Der sich ausdifferenzierte gesellschaftliche Raum der Kochkünstler weist genau jene Effekte auf, die der Soziologe Pierre Bourdieu für die Literatur beschrieben hat. Auf der einen Seite des Felds befinden sich die „Häretiker“, etwa der deutsche Jamie-Oliver-Klon Tim Mälzer, der für ein expressives, unkonventionelles Kochen eintritt, bei dem auch einmal eine Bifi verarbeitet werden darf. Gleichzeitig berichtet Mälzer gern von seinem Burn-out-Syndrom, dem Gütesiegel einer exzessiven Starbiografie. Sarah Wiener besetzt eine Mittlerposition und macht darüber hinaus vor allem Frauen Identifikationsangebote. Auf der anderen Seite des Felds befinden sich Alfons Schuhbeck und Johann Lafer. Diese „orthodoxen“ Köche verzichten in ihrem erzieherischen Gestus weder auf das von Rebellen verschmähte Fachvokabular (“pochieren“), noch auf exakte Maßangaben (“Gurke in 1,5 Zentimeter dicke Scheiben schneiden“).
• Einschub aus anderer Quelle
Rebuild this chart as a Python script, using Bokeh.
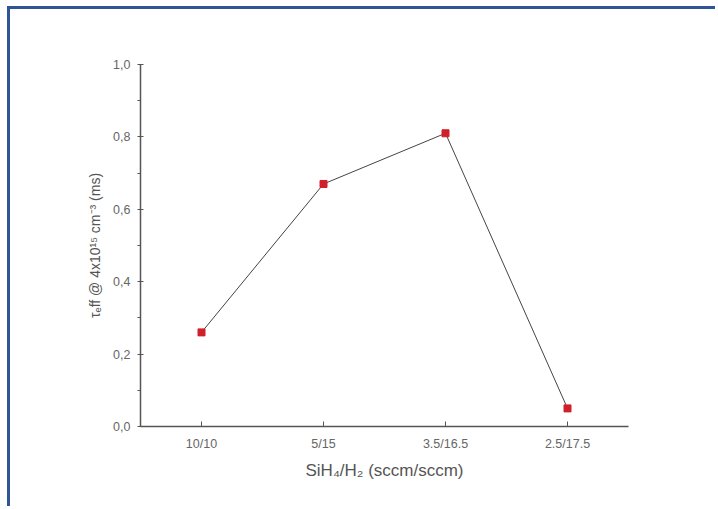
from bokeh.plotting import figure
from bokeh.embed import file_html
from bokeh.resources import INLINE
from bokeh.models import FixedTicker, CustomJSTickFormatter, ColumnDataSource, Range1d, FactorRange

categories = ["10/10", "5/15", "3.5/16.5", "2.5/17.5"]
tau_ms = [0.26, 0.67, 0.81, 0.05]
y_ticks = [0.0, 0.2, 0.4, 0.6, 0.8, 1.0]
y_minor = [0.1, 0.3, 0.5, 0.7, 0.9]

src = ColumnDataSource(data=dict(x=categories, y=tau_ms))

p = figure(width=708, height=500, output_backend="svg", toolbar_location=None,
           x_range=FactorRange(factors=categories, range_padding=0),
           y_range=Range1d(0, 1.0),
           min_border_left=130, min_border_right=90, min_border_top=55, min_border_bottom=83,
           styles={"border-left": "3px solid #2f5597", "border-top": "3px solid #2f5597",
                   "margin-left": "7px", "margin-top": "6px"})

p.line("x", "y", source=src, line_color="#444444", line_width=1)
p.scatter("x", "y", source=src, marker="square", size=7, fill_color="#d0202a", line_color="#d0202a")

p.grid.visible = False
p.outline_line_color = None

font = "Liberation Sans"
for ax in (p.xaxis[0], p.yaxis[0]):
    ax.axis_line_color = "#555555"
    ax.axis_line_width = 1.5
    ax.major_tick_line_color = "#555555"
    ax.minor_tick_line_color = "#555555"
    ax.major_label_text_font = font
    ax.major_label_text_font_size = "12.5px"
    ax.major_label_text_color = "#666666"
    ax.axis_label_text_font = font
    ax.axis_label_text_font_style = "normal"
    ax.axis_label_text_color = "#555555"

p.xaxis.major_tick_in = 5
p.xaxis.major_tick_out = 0
p.xaxis.major_label_standoff = 10
p.xaxis.axis_label = "SiH\u2084/H\u2082 (sccm/sccm)"
p.xaxis.axis_label_text_font_size = "17px"
p.xaxis.axis_label_standoff = 7

p.yaxis.ticker = FixedTicker(ticks=y_ticks, minor_ticks=y_minor)
p.yaxis.formatter = CustomJSTickFormatter(code="return tick.toFixed(1).replace('.', ',');")
p.yaxis.major_tick_in = 3
p.yaxis.major_tick_out = 3
p.yaxis.minor_tick_in = 0
p.yaxis.minor_tick_out = 3
p.yaxis.major_label_standoff = 7
p.yaxis.axis_label = "\u03c4\u2091ff @ 4x10\u00b9\u2075 cm\u207b\u00b3 (ms)"
p.yaxis.axis_label_text_font_size = "14px"
p.yaxis.axis_label_standoff = 7

open("out.html", "w").write(file_html(p, INLINE))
Lafers ständig geäußerte Sorgen um den Zustand der deutschen Esskultur verdankt sich also auch einer feldinternen Distinktionsstrategie: Er serviert seinem Publikum nicht nur Lammsmedaillons im Wirsingmantel auf Bärlauchgnocchi, sondern auch milde Vorwürfe fürs interpassive Verhalten. So wie es längst schon Betroffenheitspop gibt, ensteht nun eben auch Betroffenheitskochen. Johann Lafer ist der Herbert Grönemeyer der Küche.